INFORMATION SHOWN:
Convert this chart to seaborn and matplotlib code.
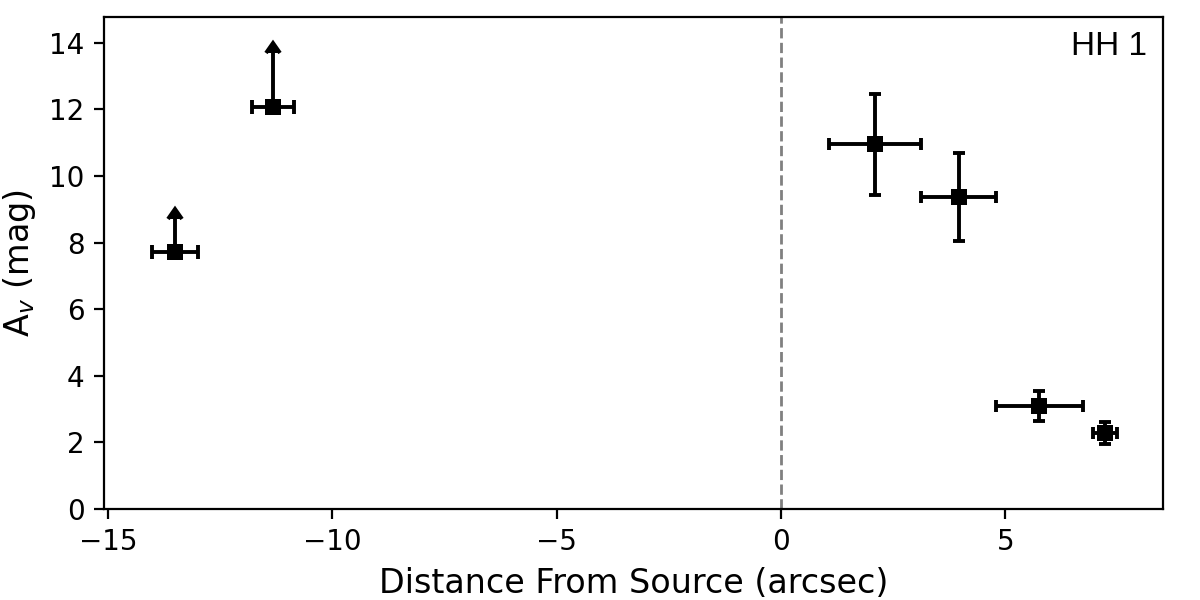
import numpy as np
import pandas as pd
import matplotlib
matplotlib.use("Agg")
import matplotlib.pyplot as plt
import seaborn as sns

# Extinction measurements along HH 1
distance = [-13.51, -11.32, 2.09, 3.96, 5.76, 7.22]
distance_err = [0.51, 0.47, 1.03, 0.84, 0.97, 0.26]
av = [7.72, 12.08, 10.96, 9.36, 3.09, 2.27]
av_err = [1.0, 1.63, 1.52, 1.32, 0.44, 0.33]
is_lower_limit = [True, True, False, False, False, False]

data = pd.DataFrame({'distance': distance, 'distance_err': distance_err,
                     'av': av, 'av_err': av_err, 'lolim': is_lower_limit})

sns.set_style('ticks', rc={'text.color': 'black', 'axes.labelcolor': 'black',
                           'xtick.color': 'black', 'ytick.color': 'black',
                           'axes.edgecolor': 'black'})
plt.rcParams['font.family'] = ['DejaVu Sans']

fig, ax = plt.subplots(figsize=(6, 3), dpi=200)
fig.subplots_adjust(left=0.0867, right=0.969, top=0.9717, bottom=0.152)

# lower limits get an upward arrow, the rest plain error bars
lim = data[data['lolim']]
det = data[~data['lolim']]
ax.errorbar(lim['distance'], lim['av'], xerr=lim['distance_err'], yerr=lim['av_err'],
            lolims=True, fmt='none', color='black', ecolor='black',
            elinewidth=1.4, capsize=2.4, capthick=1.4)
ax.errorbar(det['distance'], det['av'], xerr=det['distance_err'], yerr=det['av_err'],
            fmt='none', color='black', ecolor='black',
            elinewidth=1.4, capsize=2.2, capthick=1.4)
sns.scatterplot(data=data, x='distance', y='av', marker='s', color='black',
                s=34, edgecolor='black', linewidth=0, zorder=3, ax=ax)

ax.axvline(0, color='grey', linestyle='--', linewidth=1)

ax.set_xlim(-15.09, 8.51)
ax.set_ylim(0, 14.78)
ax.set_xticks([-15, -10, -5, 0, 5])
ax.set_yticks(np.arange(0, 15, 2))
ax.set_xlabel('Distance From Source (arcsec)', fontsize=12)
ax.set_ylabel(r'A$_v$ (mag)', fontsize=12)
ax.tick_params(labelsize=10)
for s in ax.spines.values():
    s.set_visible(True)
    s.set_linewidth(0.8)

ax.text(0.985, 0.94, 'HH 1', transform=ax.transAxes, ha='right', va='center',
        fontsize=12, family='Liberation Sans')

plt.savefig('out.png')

--

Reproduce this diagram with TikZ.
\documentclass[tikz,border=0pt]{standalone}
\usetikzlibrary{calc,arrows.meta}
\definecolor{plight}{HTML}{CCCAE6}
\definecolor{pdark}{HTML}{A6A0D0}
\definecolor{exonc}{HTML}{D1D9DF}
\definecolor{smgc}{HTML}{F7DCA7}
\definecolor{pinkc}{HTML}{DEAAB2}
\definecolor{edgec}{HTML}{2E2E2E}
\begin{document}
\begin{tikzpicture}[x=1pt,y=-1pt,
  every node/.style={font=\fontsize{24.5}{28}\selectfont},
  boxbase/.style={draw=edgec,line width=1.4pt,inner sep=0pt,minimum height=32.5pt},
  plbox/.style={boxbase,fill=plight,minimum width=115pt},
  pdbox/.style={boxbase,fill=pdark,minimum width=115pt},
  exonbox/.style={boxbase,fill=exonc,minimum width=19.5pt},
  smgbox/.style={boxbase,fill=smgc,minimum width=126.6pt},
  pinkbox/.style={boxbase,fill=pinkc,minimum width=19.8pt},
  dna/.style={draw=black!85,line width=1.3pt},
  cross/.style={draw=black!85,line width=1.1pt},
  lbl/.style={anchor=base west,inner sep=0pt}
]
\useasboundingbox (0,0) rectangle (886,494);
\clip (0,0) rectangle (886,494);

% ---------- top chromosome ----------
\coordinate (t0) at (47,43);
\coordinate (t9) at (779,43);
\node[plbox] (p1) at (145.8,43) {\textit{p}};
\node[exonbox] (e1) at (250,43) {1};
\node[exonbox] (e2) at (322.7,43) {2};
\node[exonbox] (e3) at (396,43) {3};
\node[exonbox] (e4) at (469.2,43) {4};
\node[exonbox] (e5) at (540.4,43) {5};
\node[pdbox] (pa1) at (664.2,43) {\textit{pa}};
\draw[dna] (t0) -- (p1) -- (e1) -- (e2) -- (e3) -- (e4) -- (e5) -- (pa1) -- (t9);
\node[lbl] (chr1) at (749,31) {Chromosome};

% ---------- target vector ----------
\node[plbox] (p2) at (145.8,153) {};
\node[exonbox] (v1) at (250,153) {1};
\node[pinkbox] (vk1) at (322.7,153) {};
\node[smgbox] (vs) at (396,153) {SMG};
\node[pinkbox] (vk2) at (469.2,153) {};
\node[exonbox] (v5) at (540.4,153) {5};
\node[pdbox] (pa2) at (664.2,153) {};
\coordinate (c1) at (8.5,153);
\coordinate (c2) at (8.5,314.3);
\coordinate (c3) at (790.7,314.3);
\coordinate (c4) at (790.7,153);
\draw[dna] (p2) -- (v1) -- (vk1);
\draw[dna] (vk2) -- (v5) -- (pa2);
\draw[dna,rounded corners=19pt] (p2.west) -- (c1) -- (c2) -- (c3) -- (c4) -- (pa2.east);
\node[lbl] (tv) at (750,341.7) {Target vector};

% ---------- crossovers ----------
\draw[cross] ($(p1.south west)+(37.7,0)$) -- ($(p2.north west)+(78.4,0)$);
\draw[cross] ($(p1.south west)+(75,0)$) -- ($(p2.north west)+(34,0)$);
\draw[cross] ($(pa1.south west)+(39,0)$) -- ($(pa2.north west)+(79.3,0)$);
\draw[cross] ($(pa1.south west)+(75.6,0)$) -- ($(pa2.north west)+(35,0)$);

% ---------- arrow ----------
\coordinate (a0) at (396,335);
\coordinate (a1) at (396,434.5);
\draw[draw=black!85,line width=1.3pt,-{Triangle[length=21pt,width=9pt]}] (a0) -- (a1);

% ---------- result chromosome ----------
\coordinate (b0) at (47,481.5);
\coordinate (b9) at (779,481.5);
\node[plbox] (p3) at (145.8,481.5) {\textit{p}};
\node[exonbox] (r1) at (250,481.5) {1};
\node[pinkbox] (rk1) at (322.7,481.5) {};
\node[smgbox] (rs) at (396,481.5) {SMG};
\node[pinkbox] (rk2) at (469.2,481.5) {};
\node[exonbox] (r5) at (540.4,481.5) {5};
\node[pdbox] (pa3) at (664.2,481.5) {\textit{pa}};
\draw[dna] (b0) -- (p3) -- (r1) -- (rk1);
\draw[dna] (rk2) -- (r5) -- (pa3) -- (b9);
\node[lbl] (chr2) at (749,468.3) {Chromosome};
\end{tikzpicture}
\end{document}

YOUR OBJECTIVE: Give back exactly the lines from the one containing "Convert this chart" to the one containing "is_lower_limit = [True, True, False, False, False, False]", both included, and no pictures.

COMPLETE ANSWER:
Convert this chart to seaborn and matplotlib code.
import numpy as np
import pandas as pd
import matplotlib
matplotlib.use("Agg")
import matplotlib.pyplot as plt
import seaborn as sns

# Extinction measurements along HH 1
distance = [-13.51, -11.32, 2.09, 3.96, 5.76, 7.22]
distance_err = [0.51, 0.47, 1.03, 0.84, 0.97, 0.26]
av = [7.72, 12.08, 10.96, 9.36, 3.09, 2.27]
av_err = [1.0, 1.63, 1.52, 1.32, 0.44, 0.33]
is_lower_limit = [True, True, False, False, False, False]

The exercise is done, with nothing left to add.